§ **REQUEST**: Retype only what runs from the first line of the listing to the line holding "['०.१९%', '०.०९%', '०.०२%', '०.००८%', '०.०६%'];", both included. Do not retype the pictures.

-=-=-=-=-

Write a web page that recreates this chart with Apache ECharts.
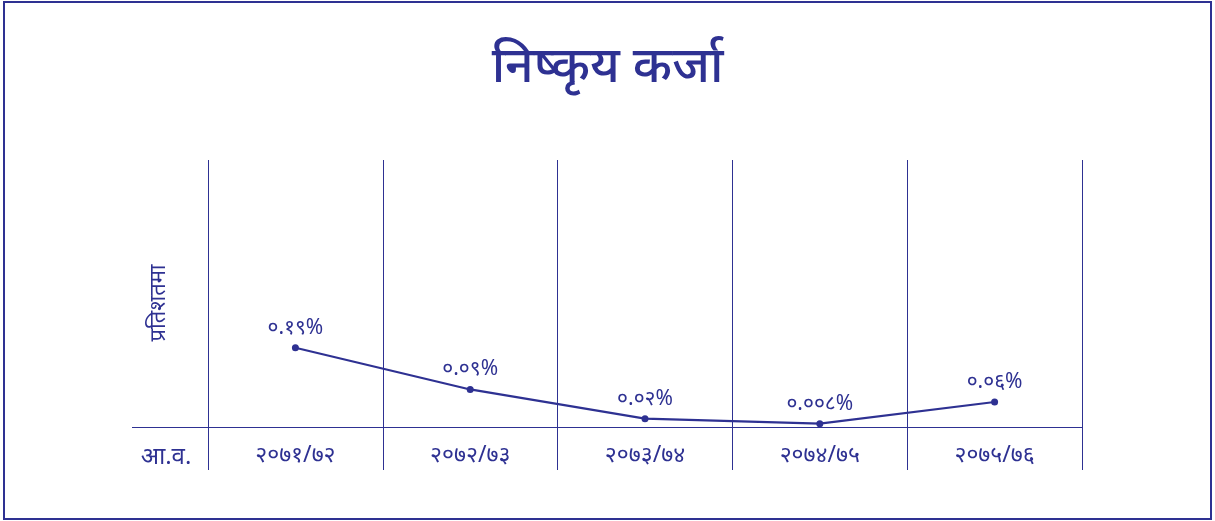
<!DOCTYPE html>
<html>
<head>
<meta charset="utf-8">
<script src="https://cdn.jsdelivr.net/npm/echarts@6/dist/echarts.min.js"></script>
<style>
html,body{margin:0;padding:0;background:#fff;}
#c{width:1215px;height:521px;}
</style>
</head>
<body>
<div id="c"></div>
<script>
var titleText = 'निष्कृय कर्जा';
var yName = 'प्रतिशतमा';
var xName = 'आ.व.';
var categories = ['२०७१/७२', '२०७२/७३', '२०७३/७४', '२०७४/७५', '२०७५/७६'];
var values = [0.19, 0.09, 0.02, 0.008, 0.06];
var valueLabels = ['०.१९%', '०.०९%', '०.०२%', '०.००८%', '०.०६%'];

var blue = '#2e3192';
var font = 'Noto Sans, sans-serif';
var chart = echarts.init(document.getElementById('c'));
chart.setOption({
  backgroundColor: '#fff',
  animation: false,
  title: {
    text: titleText, left: 'center', top: 38,
    textStyle: { color: blue, fontSize: 50, fontWeight: 500, fontFamily: font }
  },
  grid: { left: 208, right: 133, top: 160, bottom: 94 },
  xAxis: {
    type: 'category', data: categories, boundaryGap: true,
    axisLine: { show: true, lineStyle: { color: blue, width: 1 } },
    axisTick: { show: true, length: 43, lineStyle: { color: blue, width: 1 } },
    splitLine: { show: true, lineStyle: { color: blue, width: 1 } },
    axisLabel: { color: blue, fontSize: 23, margin: 17, fontFamily: font }
  },
  yAxis: {
    type: 'value', min: 0, max: 0.64,
    axisLine: { show: false }, axisTick: { show: false },
    axisLabel: { show: false }, splitLine: { show: false }
  },
  series: [{
    type: 'line', data: values,
    lineStyle: { color: blue, width: 2.2 },
    itemStyle: { color: blue },
    symbol: 'circle', symbolSize: 7,
    label: {
      show: true, position: 'top', distance: 6, color: blue, fontSize: 21,
      fontFamily: font,
      formatter: function (p) { return valueLabels[p.dataIndex]; }
    }
  }],
  graphic: [
    { type: 'rect', shape: { x: 4, y: 2, width: 1207, height: 517 }, style: { fill: null, stroke: blue, lineWidth: 2 } },
    { type: 'line', shape: { x1: 132, y1: 427.5, x2: 208, y2: 427.5 }, style: { stroke: blue, lineWidth: 1 } },
    { type: 'text', x: 166, y: 457, style: { text: xName, fill: blue, fontSize: 24, align: 'center', verticalAlign: 'middle', fontFamily: font } },
    { type: 'text', x: 159, y: 303, rotation: Math.PI / 2, style: { text: yName, fill: blue, fontSize: 22, align: 'center', verticalAlign: 'middle', fontFamily: font } }
  ]
});
</script>
</body>
</html>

-=-=-=-=-

§ **COMPLETE ANSWER**:
Write a web page that recreates this chart with Apache ECharts.
<!DOCTYPE html>
<html>
<head>
<meta charset="utf-8">
<script src="https://cdn.jsdelivr.net/npm/echarts@6/dist/echarts.min.js"></script>
<style>
html,body{margin:0;padding:0;background:#fff;}
#c{width:1215px;height:521px;}
</style>
</head>
<body>
<div id="c"></div>
<script>
var titleText = 'निष्कृय कर्जा';
var yName = 'प्रतिशतमा';
var xName = 'आ.व.';
var categories = ['२०७१/७२', '२०७२/७३', '२०७३/७४', '२०७४/७५', '२०७५/७६'];
var values = [0.19, 0.09, 0.02, 0.008, 0.06];
var valueLabels = ['०.१९%', '०.०९%', '०.०२%', '०.००८%', '०.०६%'];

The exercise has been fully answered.